WHAT YOU ARE ASKED TO DO
Reproduce the listing below character for character; drop every image.

---

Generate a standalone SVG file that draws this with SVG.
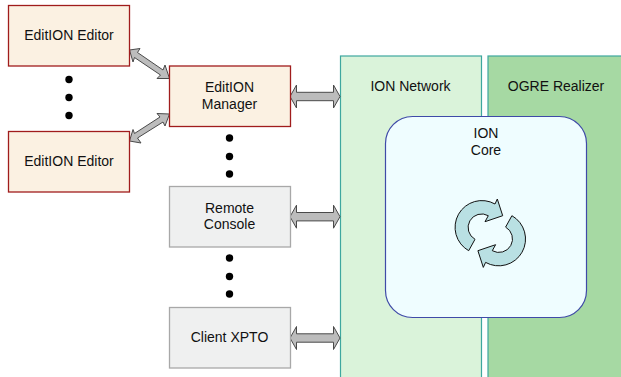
<svg xmlns="http://www.w3.org/2000/svg" width="621" height="377" viewBox="0 0 621 377">
<style>
text{font-family:"Liberation Sans",Arial,sans-serif;font-size:14px;fill:#111;text-anchor:middle}
.red{fill:#fbf1e2;stroke:#a01c1c;stroke-width:1.3}
.gray{fill:#eff0f0;stroke:#a8a8a8;stroke-width:1.3}
.arrow{fill:#bcbcbc;stroke:#4a4a4a;stroke-width:1}
.dot{fill:#000}
.cyc{fill:#b9e0e3;stroke:#111;stroke-width:1}
</style>
<defs>
<polygon id="ha" points="0,11.500 6.500,0 6.500,7.300 43.500,7.300 43.500,0 50,11.500 43.500,23 43.500,15.700 6.500,15.700 6.500,23"/>
</defs>
<g id="ion-network"><rect x="340.500" y="56" width="141" height="330" fill="#daf3da" stroke="#3ea79f" stroke-width="1.200"/><text x="410.500" y="91">ION Network</text></g>
<g id="ogre-realizer"><rect x="488" y="56" width="140" height="330" fill="#a6d9a3" stroke="#3ea79f" stroke-width="1.200"/><text x="556" y="91">OGRE Realizer</text></g>
<g id="ion-core"><rect x="385.500" y="116.500" width="201" height="201" rx="27" fill="#effdff" stroke="#3f4aa8" stroke-width="1.200"/><text x="486" y="138.300">ION</text><text x="486" y="155">Core</text>
<path class="cyc" d="M468.700 250.700A26.700 26.700 0 0 1 495 204L497.300 199L502.700 215.700L485 221.700L488.300 215.700A13.500 13.500 0 0 0 475 239.300Z"/>
<path class="cyc" transform="rotate(180 490.300 233.200)" d="M468.700 250.700A26.700 26.700 0 0 1 495 204L497.300 199L502.700 215.700L485 221.700L488.300 215.700A13.500 13.500 0 0 0 475 239.300Z"/>
</g>
<g id="connectors">
<polygon class="arrow" points="129.500,50 140,48.500 137.500,52.500 163,70 165,65 169.500,78.500 157,78.500 160.500,75 134.500,57.500 133,62"/>
<polygon class="arrow" points="129.500,141 141,143 137.500,138 163,122 165,126 169.500,114 157,113.500 160,117 134.500,133.500 133,129.500"/>
<use href="#ha" class="arrow" x="290" y="85"/>
<use href="#ha" class="arrow" x="290" y="205.200"/>
<use href="#ha" class="arrow" x="290" y="326.500"/>
<g class="dot">
<circle cx="69" cy="79.500" r="3.700"/><circle cx="69" cy="97.500" r="3.700"/><circle cx="69" cy="115.500" r="3.700"/>
<circle cx="229.500" cy="138" r="3.700"/><circle cx="229.500" cy="156.500" r="3.700"/><circle cx="229.500" cy="174" r="3.700"/>
<circle cx="229.500" cy="258" r="3.700"/><circle cx="229.500" cy="276.500" r="3.700"/><circle cx="229.500" cy="294" r="3.700"/>
</g>
</g>
<g id="editor-1"><rect class="red" x="8.500" y="5.500" width="121" height="60.500"/><text x="69" y="39.700">EditION Editor</text></g>
<g id="editor-2"><rect class="red" x="8.500" y="131.500" width="121" height="60.500"/><text x="69" y="165.700">EditION Editor</text></g>
<g id="manager"><rect class="red" x="169.500" y="66" width="121" height="60.500"/><text x="229.500" y="92.300">EditION</text><text x="229.500" y="109">Manager</text></g>
<g id="remote-console"><rect class="gray" x="169.500" y="186.500" width="121" height="60.500"/><text x="229.500" y="212.700">Remote</text><text x="229.500" y="229.300">Console</text></g>
<g id="client-xpto"><rect class="gray" x="169.500" y="307.500" width="121" height="60.500"/><text x="229.500" y="341.700">Client XPTO</text></g>
</svg>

---

SOLUTION
Generate a standalone SVG file that draws this with SVG.
<svg xmlns="http://www.w3.org/2000/svg" width="621" height="377" viewBox="0 0 621 377">
<style>
text{font-family:"Liberation Sans",Arial,sans-serif;font-size:14px;fill:#111;text-anchor:middle}
.red{fill:#fbf1e2;stroke:#a01c1c;stroke-width:1.3}
.gray{fill:#eff0f0;stroke:#a8a8a8;stroke-width:1.3}
.arrow{fill:#bcbcbc;stroke:#4a4a4a;stroke-width:1}
.dot{fill:#000}
.cyc{fill:#b9e0e3;stroke:#111;stroke-width:1}
</style>
<defs>
<polygon id="ha" points="0,11.500 6.500,0 6.500,7.300 43.500,7.300 43.500,0 50,11.500 43.500,23 43.500,15.700 6.500,15.700 6.500,23"/>
</defs>
<g id="ion-network"><rect x="340.500" y="56" width="141" height="330" fill="#daf3da" stroke="#3ea79f" stroke-width="1.200"/><text x="410.500" y="91">ION Network</text></g>
<g id="ogre-realizer"><rect x="488" y="56" width="140" height="330" fill="#a6d9a3" stroke="#3ea79f" stroke-width="1.200"/><text x="556" y="91">OGRE Realizer</text></g>
<g id="ion-core"><rect x="385.500" y="116.500" width="201" height="201" rx="27" fill="#effdff" stroke="#3f4aa8" stroke-width="1.200"/><text x="486" y="138.300">ION</text><text x="486" y="155">Core</text>
<path class="cyc" d="M468.700 250.700A26.700 26.700 0 0 1 495 204L497.300 199L502.700 215.700L485 221.700L488.300 215.700A13.500 13.500 0 0 0 475 239.300Z"/>
<path class="cyc" transform="rotate(180 490.300 233.200)" d="M468.700 250.700A26.700 26.700 0 0 1 495 204L497.300 199L502.700 215.700L485 221.700L488.300 215.700A13.500 13.500 0 0 0 475 239.300Z"/>
</g>
<g id="connectors">
<polygon class="arrow" points="129.500,50 140,48.500 137.500,52.500 163,70 165,65 169.500,78.500 157,78.500 160.500,75 134.500,57.500 133,62"/>
<polygon class="arrow" points="129.500,141 141,143 137.500,138 163,122 165,126 169.500,114 157,113.500 160,117 134.500,133.500 133,129.500"/>
<use href="#ha" class="arrow" x="290" y="85"/>
<use href="#ha" class="arrow" x="290" y="205.200"/>
<use href="#ha" class="arrow" x="290" y="326.500"/>
<g class="dot">
<circle cx="69" cy="79.500" r="3.700"/><circle cx="69" cy="97.500" r="3.700"/><circle cx="69" cy="115.500" r="3.700"/>
<circle cx="229.500" cy="138" r="3.700"/><circle cx="229.500" cy="156.500" r="3.700"/><circle cx="229.500" cy="174" r="3.700"/>
<circle cx="229.500" cy="258" r="3.700"/><circle cx="229.500" cy="276.500" r="3.700"/><circle cx="229.500" cy="294" r="3.700"/>
</g>
</g>
<g id="editor-1"><rect class="red" x="8.500" y="5.500" width="121" height="60.500"/><text x="69" y="39.700">EditION Editor</text></g>
<g id="editor-2"><rect class="red" x="8.500" y="131.500" width="121" height="60.500"/><text x="69" y="165.700">EditION Editor</text></g>
<g id="manager"><rect class="red" x="169.500" y="66" width="121" height="60.500"/><text x="229.500" y="92.300">EditION</text><text x="229.500" y="109">Manager</text></g>
<g id="remote-console"><rect class="gray" x="169.500" y="186.500" width="121" height="60.500"/><text x="229.500" y="212.700">Remote</text><text x="229.500" y="229.300">Console</text></g>
<g id="client-xpto"><rect class="gray" x="169.500" y="307.500" width="121" height="60.500"/><text x="229.500" y="341.700">Client XPTO</text></g>
</svg>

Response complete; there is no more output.